**Objective**
From the first line of the listing below, retype each line up to and including the one with "import plotly.graph_objects as go"; pictures stay out.

**Dataset excerpt**
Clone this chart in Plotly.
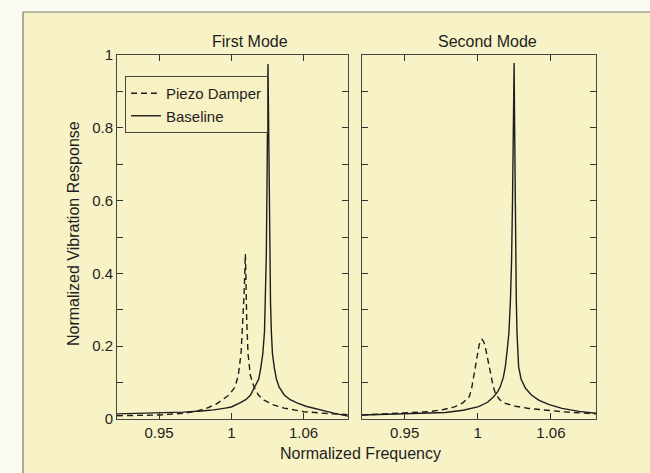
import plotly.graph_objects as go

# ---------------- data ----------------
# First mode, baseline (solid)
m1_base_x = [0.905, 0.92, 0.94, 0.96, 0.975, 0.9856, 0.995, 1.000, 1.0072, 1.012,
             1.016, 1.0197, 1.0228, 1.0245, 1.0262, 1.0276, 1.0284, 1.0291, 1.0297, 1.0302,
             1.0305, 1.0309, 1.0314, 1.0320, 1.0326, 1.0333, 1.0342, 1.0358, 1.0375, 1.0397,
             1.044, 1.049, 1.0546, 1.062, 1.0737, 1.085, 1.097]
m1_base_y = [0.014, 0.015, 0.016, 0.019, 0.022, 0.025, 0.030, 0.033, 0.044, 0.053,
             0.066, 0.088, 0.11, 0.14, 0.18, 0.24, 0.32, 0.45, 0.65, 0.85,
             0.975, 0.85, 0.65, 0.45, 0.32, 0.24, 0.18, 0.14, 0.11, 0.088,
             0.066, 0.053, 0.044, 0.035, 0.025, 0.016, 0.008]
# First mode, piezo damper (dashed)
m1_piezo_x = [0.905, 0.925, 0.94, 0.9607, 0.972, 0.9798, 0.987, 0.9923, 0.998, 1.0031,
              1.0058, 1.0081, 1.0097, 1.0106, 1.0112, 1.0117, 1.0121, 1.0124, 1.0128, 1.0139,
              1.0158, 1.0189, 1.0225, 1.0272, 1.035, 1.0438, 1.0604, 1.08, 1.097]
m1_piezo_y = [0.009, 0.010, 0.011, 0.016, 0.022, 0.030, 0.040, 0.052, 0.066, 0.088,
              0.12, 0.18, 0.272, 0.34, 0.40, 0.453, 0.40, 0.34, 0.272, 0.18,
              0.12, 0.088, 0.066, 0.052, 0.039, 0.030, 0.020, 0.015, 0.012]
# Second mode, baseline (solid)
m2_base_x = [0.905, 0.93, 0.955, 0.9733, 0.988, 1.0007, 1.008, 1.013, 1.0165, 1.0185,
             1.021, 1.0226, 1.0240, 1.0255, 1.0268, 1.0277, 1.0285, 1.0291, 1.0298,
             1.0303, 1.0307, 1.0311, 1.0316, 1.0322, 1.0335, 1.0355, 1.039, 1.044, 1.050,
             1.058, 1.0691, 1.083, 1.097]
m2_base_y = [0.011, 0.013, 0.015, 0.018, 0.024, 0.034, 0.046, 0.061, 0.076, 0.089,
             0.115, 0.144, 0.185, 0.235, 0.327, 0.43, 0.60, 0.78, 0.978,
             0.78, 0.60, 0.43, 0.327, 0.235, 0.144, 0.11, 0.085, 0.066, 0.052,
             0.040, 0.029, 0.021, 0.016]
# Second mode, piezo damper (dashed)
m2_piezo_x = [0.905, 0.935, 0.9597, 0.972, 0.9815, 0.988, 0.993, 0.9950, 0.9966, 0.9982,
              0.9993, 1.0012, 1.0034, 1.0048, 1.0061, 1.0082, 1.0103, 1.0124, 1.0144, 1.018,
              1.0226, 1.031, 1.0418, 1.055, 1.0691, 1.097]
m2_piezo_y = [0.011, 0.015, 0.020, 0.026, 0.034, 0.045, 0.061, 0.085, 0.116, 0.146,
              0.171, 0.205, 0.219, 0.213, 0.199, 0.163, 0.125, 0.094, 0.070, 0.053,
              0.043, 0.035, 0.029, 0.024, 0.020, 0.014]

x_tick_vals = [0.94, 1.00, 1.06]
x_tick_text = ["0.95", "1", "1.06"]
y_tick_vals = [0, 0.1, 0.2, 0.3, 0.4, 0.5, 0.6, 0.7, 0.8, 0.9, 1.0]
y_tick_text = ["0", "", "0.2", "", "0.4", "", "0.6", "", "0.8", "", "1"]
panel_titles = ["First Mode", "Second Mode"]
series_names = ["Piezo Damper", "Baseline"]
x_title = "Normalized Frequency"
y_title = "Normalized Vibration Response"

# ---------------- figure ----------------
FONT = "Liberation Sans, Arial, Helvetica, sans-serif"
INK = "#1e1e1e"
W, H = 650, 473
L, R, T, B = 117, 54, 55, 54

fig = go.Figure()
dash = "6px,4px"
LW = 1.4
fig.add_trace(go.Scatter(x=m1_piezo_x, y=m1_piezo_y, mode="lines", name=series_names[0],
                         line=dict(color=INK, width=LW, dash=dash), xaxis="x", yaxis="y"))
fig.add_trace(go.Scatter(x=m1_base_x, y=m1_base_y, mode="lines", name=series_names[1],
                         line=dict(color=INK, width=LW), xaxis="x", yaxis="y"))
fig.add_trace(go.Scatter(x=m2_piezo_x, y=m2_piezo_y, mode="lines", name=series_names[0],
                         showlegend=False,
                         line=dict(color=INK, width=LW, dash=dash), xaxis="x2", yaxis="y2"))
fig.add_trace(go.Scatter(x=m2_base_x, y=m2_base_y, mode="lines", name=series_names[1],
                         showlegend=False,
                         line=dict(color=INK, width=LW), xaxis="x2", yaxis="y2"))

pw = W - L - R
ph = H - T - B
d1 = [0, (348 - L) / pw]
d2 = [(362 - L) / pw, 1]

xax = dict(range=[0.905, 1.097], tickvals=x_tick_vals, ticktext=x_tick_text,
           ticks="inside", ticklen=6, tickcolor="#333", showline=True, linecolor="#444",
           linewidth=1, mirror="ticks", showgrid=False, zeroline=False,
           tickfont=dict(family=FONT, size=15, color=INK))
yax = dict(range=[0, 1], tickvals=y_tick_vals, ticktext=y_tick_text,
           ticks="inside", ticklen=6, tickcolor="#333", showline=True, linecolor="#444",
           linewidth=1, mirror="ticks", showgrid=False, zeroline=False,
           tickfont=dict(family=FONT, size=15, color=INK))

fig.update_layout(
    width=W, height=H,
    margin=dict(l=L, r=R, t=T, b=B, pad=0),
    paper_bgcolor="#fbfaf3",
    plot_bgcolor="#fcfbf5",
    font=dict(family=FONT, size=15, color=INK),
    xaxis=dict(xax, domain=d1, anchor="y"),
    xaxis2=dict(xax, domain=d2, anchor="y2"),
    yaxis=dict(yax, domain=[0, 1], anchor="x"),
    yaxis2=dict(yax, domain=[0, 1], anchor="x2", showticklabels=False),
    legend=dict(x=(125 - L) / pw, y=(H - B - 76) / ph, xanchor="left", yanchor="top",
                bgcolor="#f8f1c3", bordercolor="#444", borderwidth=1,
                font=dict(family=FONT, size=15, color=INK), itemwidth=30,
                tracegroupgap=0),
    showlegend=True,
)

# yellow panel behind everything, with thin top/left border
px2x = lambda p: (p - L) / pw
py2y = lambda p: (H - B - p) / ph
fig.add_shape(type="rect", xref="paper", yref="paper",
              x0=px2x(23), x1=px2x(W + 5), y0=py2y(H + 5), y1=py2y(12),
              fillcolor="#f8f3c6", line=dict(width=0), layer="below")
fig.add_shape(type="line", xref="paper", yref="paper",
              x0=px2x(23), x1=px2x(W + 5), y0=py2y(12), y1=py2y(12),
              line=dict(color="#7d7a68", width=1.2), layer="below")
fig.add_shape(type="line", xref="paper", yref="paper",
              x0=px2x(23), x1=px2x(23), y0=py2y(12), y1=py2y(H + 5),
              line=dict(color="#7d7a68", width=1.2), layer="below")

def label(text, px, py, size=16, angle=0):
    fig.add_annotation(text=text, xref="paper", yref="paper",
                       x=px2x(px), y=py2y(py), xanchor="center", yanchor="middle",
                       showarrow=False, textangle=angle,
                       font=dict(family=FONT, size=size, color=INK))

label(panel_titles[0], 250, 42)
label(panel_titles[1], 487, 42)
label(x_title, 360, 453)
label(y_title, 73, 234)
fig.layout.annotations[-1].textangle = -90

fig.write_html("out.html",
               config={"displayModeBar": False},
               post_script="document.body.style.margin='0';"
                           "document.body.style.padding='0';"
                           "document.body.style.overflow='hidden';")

**Reply to the exercise**
Clone this chart in Plotly.
import plotly.graph_objects as go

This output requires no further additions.